What is required>
Set the data down again, exactly as it reads, but without the pictures.

Source data>
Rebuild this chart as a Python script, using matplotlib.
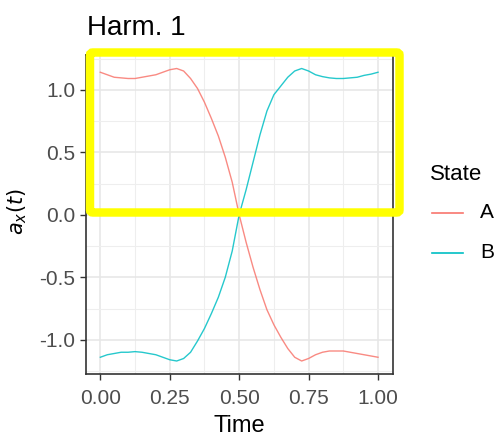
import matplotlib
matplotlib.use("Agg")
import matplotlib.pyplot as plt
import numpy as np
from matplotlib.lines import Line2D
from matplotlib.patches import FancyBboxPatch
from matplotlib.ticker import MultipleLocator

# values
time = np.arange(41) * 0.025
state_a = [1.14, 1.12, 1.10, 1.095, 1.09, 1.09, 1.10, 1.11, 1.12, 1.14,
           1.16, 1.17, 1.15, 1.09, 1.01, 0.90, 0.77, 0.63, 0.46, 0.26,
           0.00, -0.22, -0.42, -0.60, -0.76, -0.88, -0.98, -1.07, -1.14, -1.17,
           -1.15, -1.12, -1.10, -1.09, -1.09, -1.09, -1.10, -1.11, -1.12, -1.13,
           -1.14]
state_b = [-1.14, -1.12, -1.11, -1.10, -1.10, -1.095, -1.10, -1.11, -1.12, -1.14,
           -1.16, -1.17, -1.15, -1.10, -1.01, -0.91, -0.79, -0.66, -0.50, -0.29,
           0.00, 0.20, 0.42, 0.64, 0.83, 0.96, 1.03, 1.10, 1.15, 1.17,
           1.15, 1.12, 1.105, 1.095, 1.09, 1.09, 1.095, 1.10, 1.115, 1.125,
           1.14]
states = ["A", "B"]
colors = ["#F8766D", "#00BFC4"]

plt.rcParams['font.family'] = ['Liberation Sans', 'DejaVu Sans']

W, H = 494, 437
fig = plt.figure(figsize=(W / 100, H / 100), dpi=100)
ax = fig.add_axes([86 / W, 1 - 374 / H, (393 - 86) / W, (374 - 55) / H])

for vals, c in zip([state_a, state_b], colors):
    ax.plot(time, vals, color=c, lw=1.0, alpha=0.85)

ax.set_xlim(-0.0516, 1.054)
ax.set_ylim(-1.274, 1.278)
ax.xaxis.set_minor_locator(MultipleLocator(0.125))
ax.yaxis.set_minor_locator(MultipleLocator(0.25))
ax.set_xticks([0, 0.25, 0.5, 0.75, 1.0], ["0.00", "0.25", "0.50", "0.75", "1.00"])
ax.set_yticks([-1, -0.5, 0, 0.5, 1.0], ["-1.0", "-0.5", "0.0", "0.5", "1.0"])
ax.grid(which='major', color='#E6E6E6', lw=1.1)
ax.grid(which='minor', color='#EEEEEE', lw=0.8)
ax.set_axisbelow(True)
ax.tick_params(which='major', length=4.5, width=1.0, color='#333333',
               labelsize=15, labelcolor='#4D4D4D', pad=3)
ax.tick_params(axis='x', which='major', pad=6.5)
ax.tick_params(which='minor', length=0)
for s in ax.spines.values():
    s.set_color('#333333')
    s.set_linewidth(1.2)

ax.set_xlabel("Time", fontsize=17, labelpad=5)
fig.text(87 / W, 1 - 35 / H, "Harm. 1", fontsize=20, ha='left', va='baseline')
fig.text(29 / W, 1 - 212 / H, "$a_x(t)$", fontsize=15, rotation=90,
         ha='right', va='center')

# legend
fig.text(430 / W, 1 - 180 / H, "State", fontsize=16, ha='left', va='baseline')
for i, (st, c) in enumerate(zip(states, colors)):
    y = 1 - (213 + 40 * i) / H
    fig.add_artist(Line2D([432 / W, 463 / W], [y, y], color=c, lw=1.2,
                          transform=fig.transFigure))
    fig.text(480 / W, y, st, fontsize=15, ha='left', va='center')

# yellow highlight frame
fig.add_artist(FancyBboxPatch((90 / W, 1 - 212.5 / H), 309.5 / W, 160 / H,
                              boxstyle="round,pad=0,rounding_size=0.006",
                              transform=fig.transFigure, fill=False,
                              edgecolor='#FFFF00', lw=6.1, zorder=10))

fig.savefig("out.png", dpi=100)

Solution to the exercise>
Rebuild this chart as a Python script, using matplotlib.
import matplotlib
matplotlib.use("Agg")
import matplotlib.pyplot as plt
import numpy as np
from matplotlib.lines import Line2D
from matplotlib.patches import FancyBboxPatch
from matplotlib.ticker import MultipleLocator

# values
time = np.arange(41) * 0.025
state_a = [1.14, 1.12, 1.10, 1.095, 1.09, 1.09, 1.10, 1.11, 1.12, 1.14,
           1.16, 1.17, 1.15, 1.09, 1.01, 0.90, 0.77, 0.63, 0.46, 0.26,
           0.00, -0.22, -0.42, -0.60, -0.76, -0.88, -0.98, -1.07, -1.14, -1.17,
           -1.15, -1.12, -1.10, -1.09, -1.09, -1.09, -1.10, -1.11, -1.12, -1.13,
           -1.14]
state_b = [-1.14, -1.12, -1.11, -1.10, -1.10, -1.095, -1.10, -1.11, -1.12, -1.14,
           -1.16, -1.17, -1.15, -1.10, -1.01, -0.91, -0.79, -0.66, -0.50, -0.29,
           0.00, 0.20, 0.42, 0.64, 0.83, 0.96, 1.03, 1.10, 1.15, 1.17,
           1.15, 1.12, 1.105, 1.095, 1.09, 1.09, 1.095, 1.10, 1.115, 1.125,
           1.14]
states = ["A", "B"]
colors = ["#F8766D", "#00BFC4"]

plt.rcParams['font.family'] = ['Liberation Sans', 'DejaVu Sans']

W, H = 494, 437
fig = plt.figure(figsize=(W / 100, H / 100), dpi=100)
ax = fig.add_axes([86 / W, 1 - 374 / H, (393 - 86) / W, (374 - 55) / H])

for vals, c in zip([state_a, state_b], colors):
    ax.plot(time, vals, color=c, lw=1.0, alpha=0.85)

ax.set_xlim(-0.0516, 1.054)
ax.set_ylim(-1.274, 1.278)
ax.xaxis.set_minor_locator(MultipleLocator(0.125))
ax.yaxis.set_minor_locator(MultipleLocator(0.25))
ax.set_xticks([0, 0.25, 0.5, 0.75, 1.0], ["0.00", "0.25", "0.50", "0.75", "1.00"])
ax.set_yticks([-1, -0.5, 0, 0.5, 1.0], ["-1.0", "-0.5", "0.0", "0.5", "1.0"])
ax.grid(which='major', color='#E6E6E6', lw=1.1)
ax.grid(which='minor', color='#EEEEEE', lw=0.8)
ax.set_axisbelow(True)
ax.tick_params(which='major', length=4.5, width=1.0, color='#333333',
               labelsize=15, labelcolor='#4D4D4D', pad=3)
ax.tick_params(axis='x', which='major', pad=6.5)
ax.tick_params(which='minor', length=0)
for s in ax.spines.values():
    s.set_color('#333333')
    s.set_linewidth(1.2)

ax.set_xlabel("Time", fontsize=17, labelpad=5)
fig.text(87 / W, 1 - 35 / H, "Harm. 1", fontsize=20, ha='left', va='baseline')
fig.text(29 / W, 1 - 212 / H, "$a_x(t)$", fontsize=15, rotation=90,
         ha='right', va='center')

# legend
fig.text(430 / W, 1 - 180 / H, "State", fontsize=16, ha='left', va='baseline')
for i, (st, c) in enumerate(zip(states, colors)):
    y = 1 - (213 + 40 * i) / H
    fig.add_artist(Line2D([432 / W, 463 / W], [y, y], color=c, lw=1.2,
                          transform=fig.transFigure))
    fig.text(480 / W, y, st, fontsize=15, ha='left', va='center')

# yellow highlight frame
fig.add_artist(FancyBboxPatch((90 / W, 1 - 212.5 / H), 309.5 / W, 160 / H,
                              boxstyle="round,pad=0,rounding_size=0.006",
                              transform=fig.transFigure, fill=False,
                              edgecolor='#FFFF00', lw=6.1, zorder=10))

fig.savefig("out.png", dpi=100)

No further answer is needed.